* Given information:
# # #
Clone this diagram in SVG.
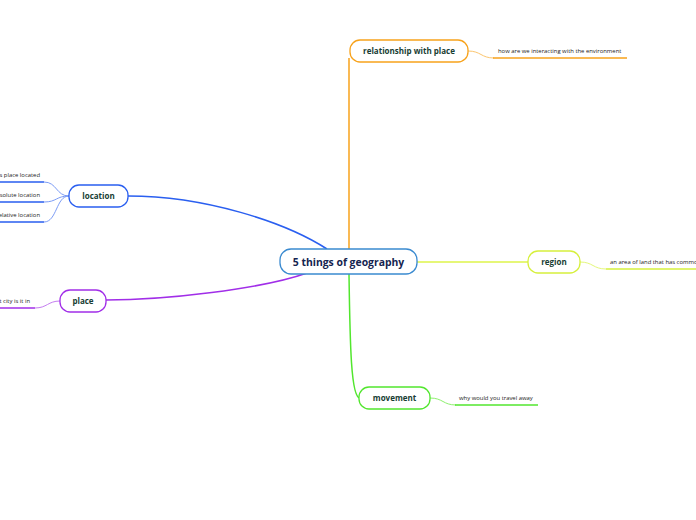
<svg xmlns="http://www.w3.org/2000/svg" width="696" height="520" viewBox="0 0 696 520">
<style>
.node{fill:#fff;stroke-width:1.3}
.t{font-family:"Open Sans","DejaVu Sans",sans-serif;font-weight:bold;font-size:8px;fill:#173d33;text-anchor:middle}
.c{font-family:"Open Sans","DejaVu Sans",sans-serif;font-weight:bold;font-size:10.4px;fill:#14244f;text-anchor:middle}
.l{font-family:"Open Sans","DejaVu Sans",sans-serif;font-size:5.9px;fill:#222}
.e{text-anchor:end}
.conn{fill:none}
</style>
<rect width="696" height="520" fill="#fff"/>
<g id="connectors" class="conn">
<path d="M327,249 C285,222 205,196 128,196" stroke="#2a5ff0" stroke-width="1.5"/>
<path d="M307,273 C262,289 165,300 106,300" stroke="#a12ee8" stroke-width="1.5"/>
<path d="M349,249 L349,58" stroke="#f7a21b" stroke-width="1.5"/>
<path d="M349,274 C350,345 351,398 360,398" stroke="#52e62e" stroke-width="1.5"/>
<path d="M417,262 L528,262" stroke="#def54a" stroke-width="1.5"/>
<path d="M468,51 C481,51 481,58 494,58" stroke="#fbc56e" stroke-width="1"/>
<path d="M493,58 L627,58" stroke="#f7a21b" stroke-width="1.6"/>
<path d="M580,262 C593,262 593,269 606,269" stroke="#e4f77a" stroke-width="1"/>
<path d="M606,269 L696,269" stroke="#d6f03c" stroke-width="1.6"/>
<path d="M430,398 C443,398 443,405 456,405" stroke="#8df06e" stroke-width="1"/>
<path d="M455,405 L538,405" stroke="#52e62e" stroke-width="1.6"/>
<path d="M69,196 C56,196 57,182 44,182" stroke="#7c9cf5" stroke-width="1"/>
<path d="M69,196 C56,196 57,202 44,202" stroke="#7c9cf5" stroke-width="1"/>
<path d="M69,196 C56,196 57,222 44,222" stroke="#7c9cf5" stroke-width="1"/>
<path d="M0,182 L44,182 M0,202 L44,202 M0,222 L44,222" stroke="#2a5ff0" stroke-width="1.6"/>
<path d="M60,301 C48,301 47,308 35,308" stroke="#c47cf0" stroke-width="1"/>
<path d="M0,308 L35,308" stroke="#a12ee8" stroke-width="1.6"/>
</g>
<g id="central"><rect class="node" x="280" y="249" width="137" height="25" rx="11" stroke="#3a8ad0"/><text class="c" x="348.5" y="265.5">5 things of geography</text></g>
<g id="location"><rect class="node" x="69" y="185" width="59" height="22" rx="10" stroke="#2a5ff0"/><text class="t" x="98.5" y="199">location</text></g>
<g id="place"><rect class="node" x="60" y="290" width="46" height="22" rx="10" stroke="#a12ee8"/><text class="t" x="83" y="304">place</text></g>
<g id="relationship"><rect class="node" x="350" y="40" width="118" height="22" rx="10" stroke="#f7a21b"/><text class="t" x="409" y="54">relationship with place</text></g>
<g id="region"><rect class="node" x="528" y="251" width="52" height="22" rx="10" stroke="#d6f03c"/><text class="t" x="554" y="265">region</text></g>
<g id="movement"><rect class="node" x="359" y="387" width="71" height="22" rx="10" stroke="#52e62e"/><text class="t" x="394.5" y="401">movement</text></g>
<g id="leaves">
<text class="l" x="498" y="53">how are we interacting with the environment</text>
<text class="l" x="610" y="264">an area of land that has common features</text>
<text class="l" x="459" y="400">why would you travel away</text>
<text class="l e" x="40" y="177">where is place located</text>
<text class="l e" x="40" y="197">absolute location</text>
<text class="l e" x="40" y="217">relative location</text>
<text class="l e" x="30" y="303">what city is it in</text>
</g>
</svg>
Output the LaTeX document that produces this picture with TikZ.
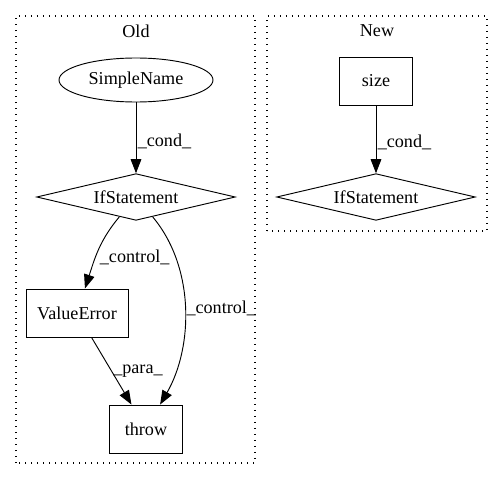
\documentclass[tikz,border=0pt]{standalone}
\usepackage{fontspec}
\setmainfont{Liberation Serif}
\usetikzlibrary{shapes.geometric,arrows.meta}
\begin{document}
\begin{tikzpicture}[
    x=0.75pt, y=0.75pt,
    font=\fontsize{13.6}{16}\selectfont,
    cluster/.style={draw, line width=0.9pt, dash pattern=on 0.8pt off 3.7pt},
    expr/.style={ellipse, draw, line width=0.7pt, minimum width=115.5pt, minimum height=33pt, inner sep=0pt},
    stmt/.style={diamond, draw, line width=0.7pt, shape aspect=4.2, minimum width=149pt, minimum height=35pt, inner sep=0pt},
    call/.style={rectangle, draw, line width=0.7pt, minimum height=36pt, inner sep=0pt},
    flow/.style={-{Triangle[length=10.5pt, width=8pt]}, line width=0.7pt},
    lbl/.style={inner sep=1pt}
]
\useasboundingbox (0,0) rectangle (501,480);

% clusters
\draw[cluster] (16,17) rectangle (255,464);
\draw[cluster] (267,249) rectangle (487,464);
\node (oldtitle) at (136,449) {Old};
\node (newtitle) at (377,449) {New};

% old
\node[expr] (simplename) at (136,400) {SimpleName};
\node[stmt] (ifold) at (136,283) {IfStatement};
\node[call, minimum width=76.5pt] (valueerror) at (77,167) {ValueError};
\node[call, minimum width=55pt] (throw) at (146,51) {throw};

% new
\node[call, minimum width=55pt] (size) at (376,399) {size};
\node[stmt] (ifnew) at (376,283) {IfStatement};

\draw[flow] (simplename) -- (ifold) node[lbl, pos=0.55, right] {\_cond\_};
\draw[flow] (ifold) to[out=-130, in=72] node[lbl, inner sep=3pt, pos=0.6, right] {\_control\_} (valueerror);
\draw[flow] (ifold) to[out=-50, in=60, looseness=0.9] node[lbl, pos=0.5, right] {\_control\_} (throw);
\draw[flow] (valueerror) -- (throw) node[lbl, pos=0.5, right] {\_para\_};
\draw[flow] (size) -- (ifnew) node[lbl, pos=0.55, right] {\_cond\_};
\end{tikzpicture}
\end{document}
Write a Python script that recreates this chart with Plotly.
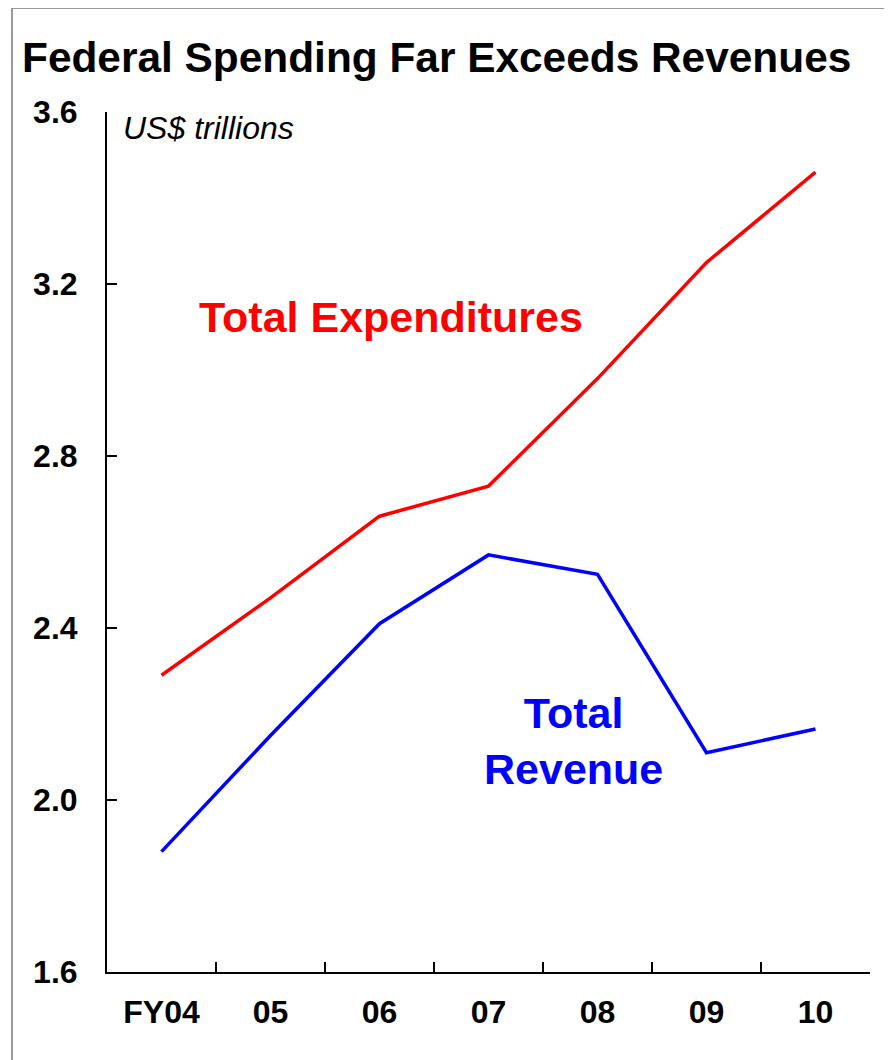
import plotly.graph_objects as go

years = ["FY04", "05", "06", "07", "08", "09", "10"]
expenditures = [2.29, 2.47, 2.66, 2.73, 2.98, 3.25, 3.46]
revenue = [1.88, 2.15, 2.41, 2.57, 2.525, 2.11, 2.165]
y_ticks = [1.6, 2.0, 2.4, 2.8, 3.2, 3.6]

FONT = "Liberation Sans, Arial, sans-serif"
OFF = 8  # page body offset

L, R, T, B = 107 - OFF, 870 - OFF, 112 - OFF, 972 - OFF
W, H = 892, 1060
PW, PH = R - L, B - T


def px(x):
    return (x - OFF - L) / PW


def py(y):
    return (B - (y - OFF)) / PH


fig = go.Figure()
fig.add_trace(go.Scatter(x=years, y=expenditures, mode="lines",
                         line=dict(color="#ff0000", width=3.5), showlegend=False))
fig.add_trace(go.Scatter(x=years, y=revenue, mode="lines",
                         line=dict(color="#0000ff", width=3.5), showlegend=False))

fig.update_layout(
    width=W, height=H,
    margin=dict(l=L, r=W - R, t=T, b=H - B),
    paper_bgcolor="white", plot_bgcolor="white",
    font=dict(family=FONT, color="black"),
    title=dict(text="<b>Federal Spending Far Exceeds Revenues</b>",
               font=dict(size=42.4, family=FONT, color="black"),
               x=(22 - OFF) / W, xanchor="left", xref="container",
               y=1 - (57 - OFF) / H, yanchor="middle", yref="container"),
    xaxis=dict(type="category", categoryorder="array", categoryarray=years,
               range=[-0.5, 6.5], showgrid=False, zeroline=False,
               showline=True, linecolor="black", linewidth=2,
               ticks="inside", ticklen=10, tickwidth=2, tickcolor="black",
               tickson="boundaries",
               tickfont=dict(size=32, family=FONT, color="black", weight="bold"),
               ticklabelstandoff=11),
    yaxis=dict(range=[1.6, 3.6], tickvals=y_ticks,
               ticktext=[f"{v:.1f}" for v in y_ticks],
               showgrid=False, zeroline=False,
               showline=True, linecolor="black", linewidth=2,
               ticks="inside", ticklen=10, tickwidth=2, tickcolor="black",
               tickfont=dict(size=32, family=FONT, color="black", weight="bold"),
               ticklabelstandoff=21),
)

fig.add_annotation(text="<i>US$ trillions</i>", xref="paper", yref="paper",
                   x=px(121), y=py(128),
                   xanchor="left", yanchor="middle", showarrow=False,
                   font=dict(size=32, family=FONT, color="black"))
fig.add_annotation(text="<b>Total Expenditures</b>", xref="paper", yref="paper",
                   x=px(391), y=py(317),
                   xanchor="center", yanchor="middle", showarrow=False,
                   font=dict(size=43, family=FONT, color="#ff0000"))
fig.add_annotation(text="<b>Total<br>Revenue</b>", xref="paper", yref="paper",
                   x=px(573), y=py(741),
                   xanchor="center", yanchor="middle", showarrow=False,
                   align="center",
                   font=dict(size=43, family=FONT, color="#0000ff"))

fig.add_shape(type="rect", xref="paper", yref="paper",
              x0=px(12), x1=px(890),
              y0=py(1075), y1=py(8),
              line=dict(color="#999999", width=2), fillcolor="rgba(0,0,0,0)",
              layer="below")

fig.write_html("out.html")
# # #
* What the task requires:
Pick out lines containing the word "with", each one as written.

* The answer:
<g id="relationship"><rect class="node" x="350" y="40" width="118" height="22" rx="10" stroke="#f7a21b"/><text class="t" x="409" y="54">relationship with place</text></g>
<text class="l" x="498" y="53">how are we interacting with the environment</text>
Output the LaTeX document that produces this picture with TikZ.
Write a Python script that recreates this chart with Plotly.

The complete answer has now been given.